Cars aren't the best option, but you can drop self-driving cars into an existing car-centric society one car at a time, with the car buyers paying for themselves.

Making a car-centric society meaningfully less car-centric requires the enthusiastic support of that society, along with competent political leadership, and probably a fair chunk of taxpayer cash too. Suburbs with huge lots make for long walks to the transit stop - but densifying those suburbs is not easy.

I don't own a car; I travel everywhere by bicycle and public transport - but the public transport I use was all built in the 1850s. Some time between then and now my society reorganised into a form that has a lot of difficulty delivering public transport projects.

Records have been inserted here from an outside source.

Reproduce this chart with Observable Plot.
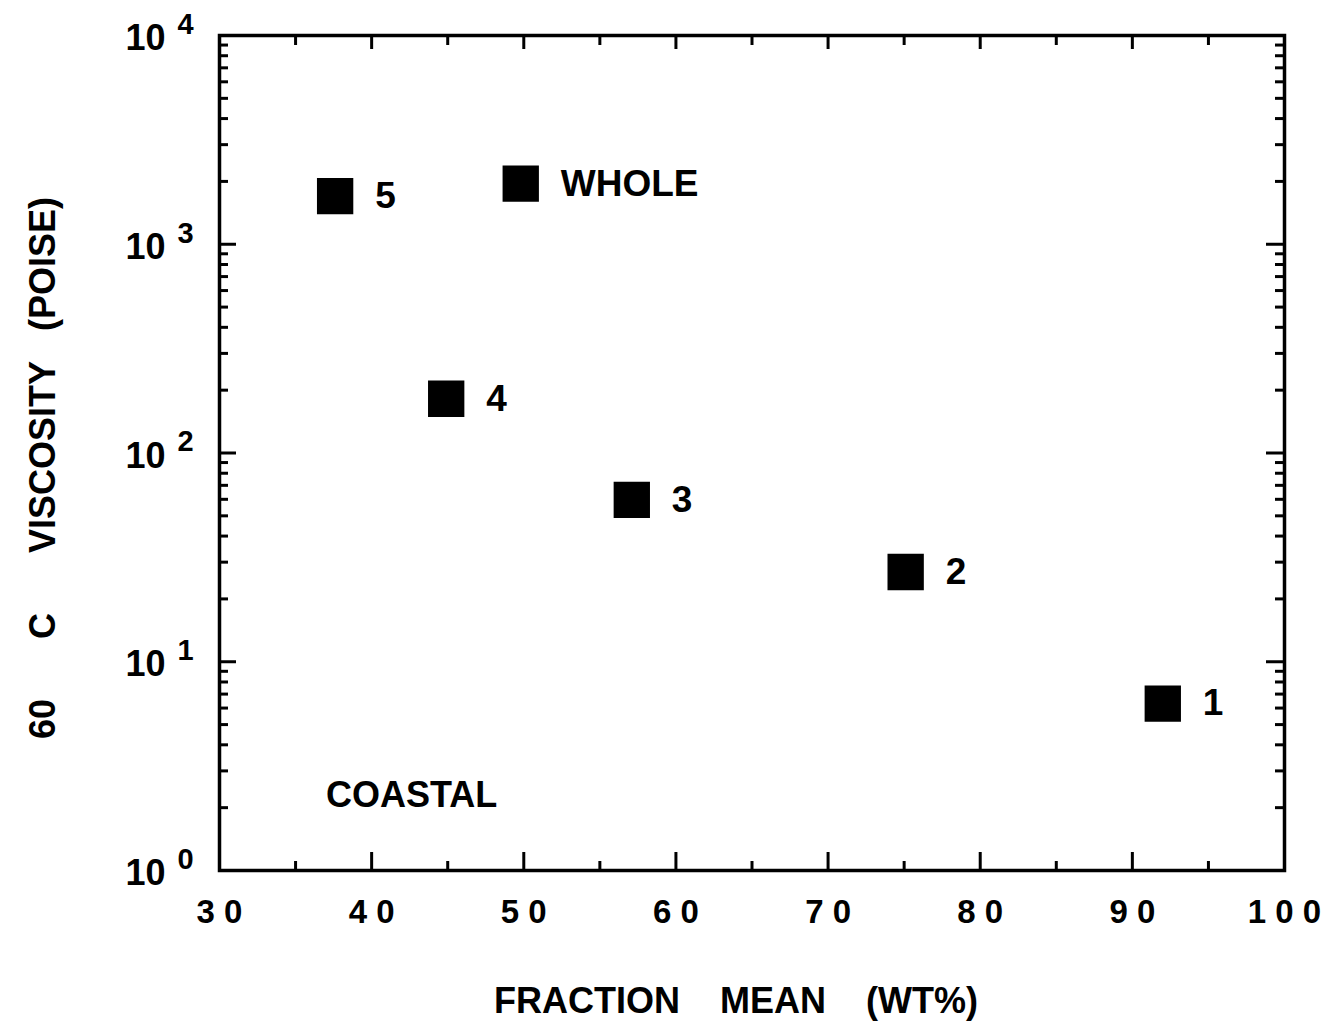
<!DOCTYPE html>
<html><head><meta charset="utf-8">
<script src="https://cdn.jsdelivr.net/npm/d3@7"></script>
<script src="https://cdn.jsdelivr.net/npm/@observablehq/plot@0.6"></script>
<style>
body{margin:0;background:#fff;}
svg text{font-family:"Liberation Sans",Arial,Helvetica,sans-serif;font-weight:bold;}
</style></head><body><div id="chart"></div>
<script>
// data
const samples = ["5", "WHOLE", "4", "3", "2", "1"];
const fractionMean = [37.6, 49.8, 44.9, 57.1, 75.1, 92.0];
const viscosity = [1700, 1950, 182, 59.6, 26.9, 6.3];
const xTicks = [30, 40, 50, 60, 70, 80, 90, 100];
const xMinorTicks = [35, 45, 55, 65, 75, 85, 95];
const yDecades = [1, 10, 100, 1000, 10000];
const yExponents = ["0", "1", "2", "3", "4"];
const yMinorTicks = yDecades.slice(0, -1).flatMap(d => [2,3,4,5,6,7,8,9].map(m => m * d));
const panelLabel = ["COASTAL"];
const panelPos = {x: 37.0, y: 2.3};
const sp = n => "\u00a0".repeat(n);
const xTitle = "FRACTION" + sp(4) + "MEAN" + sp(4) + "(WT%)";
const yTitle = "60" + sp(6) + "C" + sp(6) + "VISCOSITY" + sp(3) + "(POISE)";

const pts = samples.map((s, i) => ({sample: s, frac: fractionMean[i], visc: viscosity[i]}));
const FONT = "Liberation Sans, Arial, sans-serif";
const blank = () => "";

const plot = Plot.plot({
  width: 1331, height: 1035,
  marginLeft: 219, marginRight: 47, marginTop: 35, marginBottom: 165,
  style: {background: "white", color: "black"},
  x: {domain: [30, 100], label: null},
  y: {type: "log", domain: [1, 10000], label: null},
  marks: [
    // inward ticks, all four sides
    Plot.axisX({anchor: "bottom", ticks: xTicks, tickSize: -18, strokeWidth: 3, tickFormat: blank, label: null}),
    Plot.axisX({anchor: "bottom", ticks: xMinorTicks, tickSize: -9, strokeWidth: 3, tickFormat: blank, label: null}),
    Plot.axisX({anchor: "top", ticks: xTicks, tickSize: -13, strokeWidth: 3, tickFormat: blank, label: null}),
    Plot.axisX({anchor: "top", ticks: xMinorTicks, tickSize: -9, strokeWidth: 3, tickFormat: blank, label: null}),
    Plot.axisY({anchor: "left", ticks: yDecades, tickSize: -17, strokeWidth: 3, tickFormat: blank, label: null}),
    Plot.axisY({anchor: "left", ticks: yMinorTicks, tickSize: -9, strokeWidth: 3, tickFormat: blank, label: null}),
    Plot.axisY({anchor: "right", ticks: yDecades, tickSize: -19, strokeWidth: 3, tickFormat: blank, label: null}),
    Plot.axisY({anchor: "right", ticks: yMinorTicks, tickSize: -10, strokeWidth: 3, tickFormat: blank, label: null}),
    Plot.frame({stroke: "black", strokeWidth: 3.5}),
    // x tick labels
    Plot.text(xTicks, {x: d => d, frameAnchor: "bottom", dy: 42, text: d => String(d).split("").join(" "),
      fontSize: 33, fontWeight: "bold", fontFamily: FONT, lineAnchor: "middle"}),
    // y tick labels 10^n
    Plot.text(yDecades, {y: d => d, frameAnchor: "left", dx: -54, dy: 3, text: () => "10",
      textAnchor: "end", fontSize: 36, fontWeight: "bold", fontFamily: FONT, lineAnchor: "middle"}),
    Plot.text(yDecades, {y: d => d, frameAnchor: "left", dx: -42, dy: -11, text: (d, i) => yExponents[i],
      textAnchor: "start", fontSize: 29, fontWeight: "bold", fontFamily: FONT, lineAnchor: "middle"}),
    // points
    Plot.dot(pts, {x: "frac", y: "visc", symbol: "square", r: 20.5, fill: "black", stroke: null}),
    Plot.text(pts, {x: "frac", y: "visc", text: "sample", dx: 40, textAnchor: "start",
      fontSize: 37, fontWeight: "bold", fontFamily: FONT, lineAnchor: "middle"}),
    Plot.text(panelLabel, {x: () => panelPos.x, y: () => panelPos.y, text: d => d, textAnchor: "start",
      fontSize: 36, fontWeight: "bold", fontFamily: FONT, lineAnchor: "middle"}),
    // axis titles
    Plot.text([xTitle], {frameAnchor: "bottom", dx: -16, dy: 131, text: d => d, textAnchor: "middle",
      fontSize: 36, fontWeight: "bold", fontFamily: FONT, lineAnchor: "middle"}),
    Plot.text([yTitle], {frameAnchor: "left", dx: -176, dy: 15, rotate: -90, text: d => d, textAnchor: "middle",
      fontSize: 36, fontWeight: "bold", fontFamily: FONT, lineAnchor: "middle"})
  ]
});
document.getElementById("chart").appendChild(plot);
</script></body></html>
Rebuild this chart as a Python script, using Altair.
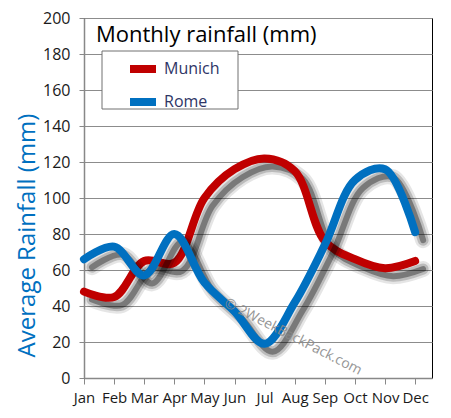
import altair as alt
import pandas as pd

months = ["Jan", "Feb", "Mar", "Apr", "May", "Jun", "Jul", "Aug", "Sep", "Oct", "Nov", "Dec"]
munich = [48, 45, 65, 64, 100, 116, 122, 115, 76, 66, 61, 65]
rome = [66, 73, 57, 80, 53, 37, 19, 42, 74, 110, 116, 81]
series = ["Munich", "Rome"]
colors = ["#c00000", "#0070c0"]
y_ticks = list(range(0, 201, 20))
title_text = "Monthly rainfall (mm)"
y_title = "Average Rainfall (mm)"
watermark = "\u00a9 2WeekBackPack.com"

FONT = "Open Sans"

rows = []
for i, m in enumerate(months):
    rows.append({"idx": i, "month": m, "city": "Munich", "rain": munich[i]})
    rows.append({"idx": i, "month": m, "city": "Rome", "rain": rome[i]})
df = pd.DataFrame(rows)

label_expr = "[" + ",".join("'%s'" % m for m in months) + "][datum.value]"

x_enc = alt.X(
    "idx:Q",
    scale=alt.Scale(domain=[0, 11.56], nice=False, zero=False),
    axis=alt.Axis(
        values=list(range(12)), labelExpr=label_expr, grid=False, title=None,
        tickSize=6, tickColor="#888888", domainColor="#888888", domainWidth=1.5,
        labelFontSize=15, labelPadding=6, labelColor="#1a1a1a", labelFont=FONT,
        labelFlush=False,
    ),
)
y_enc = alt.Y(
    "rain:Q",
    scale=alt.Scale(domain=[0, 200], nice=False),
    axis=alt.Axis(
        values=y_ticks, grid=True, gridColor="#8c8c8c", gridWidth=1,
        tickSize=5, tickColor="#888888", domainColor="#888888", domainWidth=1.5,
        labelFontSize=16, labelPadding=9, labelColor="#1a1a1a", labelFont=FONT,
        title=y_title, titleColor="#0070c0", titleFontSize=24, titleFontWeight="normal",
        titleFont=FONT, titleAngle=-90, titleX=-57, titleY=217, titleAlign="center",
        titleBaseline="middle",
    ),
)

base = alt.Chart(df).encode(x=x_enc, y=y_enc)

layers = []
for name in series:
    sub = base.transform_filter(alt.datum.city == name)
    for w, op in [(16, 0.10), (11, 0.18), (6, 0.35)]:
        layers.append(
            sub.mark_line(interpolate="catmull-rom", strokeWidth=w, opacity=op,
                          xOffset=8, yOffset=8, strokeCap="round", color="black")
        )
    layers.append(
        sub.mark_line(interpolate="catmull-rom", strokeWidth=8, strokeCap="round").encode(
            color=alt.Color(
                "city:N",
                scale=alt.Scale(domain=series, range=colors),
                legend=alt.Legend(
                    orient="none", legendX=42, legendY=34, title=None,
                    symbolType="stroke", symbolSize=676, symbolStrokeWidth=8,
                    labelFontSize=16, labelColor="#2e3566", labelFont=FONT,
                    labelOffset=4, padding=0, rowPadding=0,
                ),
            )
        )
    )

box = alt.Chart(pd.DataFrame({"a": [0]})).mark_rect(
    fill="white", stroke="#707070", strokeWidth=1
).encode(x=alt.value(18), x2=alt.value(154), y=alt.value(33), y2=alt.value(91))

title = alt.Chart(pd.DataFrame({"t": [title_text]})).mark_text(
    align="left", baseline="alphabetic", fontSize=22, font=FONT, color="black"
).encode(text="t:N", x=alt.value(12), y=alt.value(24))

wm = alt.Chart(pd.DataFrame({"t": [watermark]})).mark_text(
    align="center", baseline="middle", fontSize=14, font=FONT, color="#8a8a8a",
    angle=27, opacity=0.9
).encode(text="t:N", x=alt.value(209), y=alt.value(319))

chart = alt.layer(box, *layers, title, wm).properties(
    width=348, height=360,
    autosize=alt.AutoSizeParams(type="none"),
    padding={"left": 76, "top": 10, "right": 10, "bottom": 32},
).configure_view(stroke="black", strokeWidth=1)

chart.save("out.html", embed_options={"renderer": "svg", "actions": False})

runarberg an hour ago | parent [-]

This is a false alternative, because robocars do not exist, while public transit does exist but simply hasn’t been adequately implemented everywhere.

Politicians (and grifters alike) like to point to a future technology to solve an existing problem only to delay existing solutions which they don’t want to implement, most often for political reasons.

handoflixue 6 minutes ago | parent | next [-]

> robocars do not exist

How do you manage to discover Hacker News and not know Waymos are real? I'm truly fascinated by this new level of ignorance.

laurencerowe 26 minutes ago | parent | prev [-]

Robocars most certainly exist. They’re probably about 5% of car traffic in San Francisco. I’ve not taken one yet (taxis/ubers/Waymos are mostly impractical with a young kid in the US as you must use a car seat unlike in most European countries) but as a pedestrian they seem mostly a safer than other drivers. As a driver I expect they will eventually induce gridlock the city can always create more bus lanes.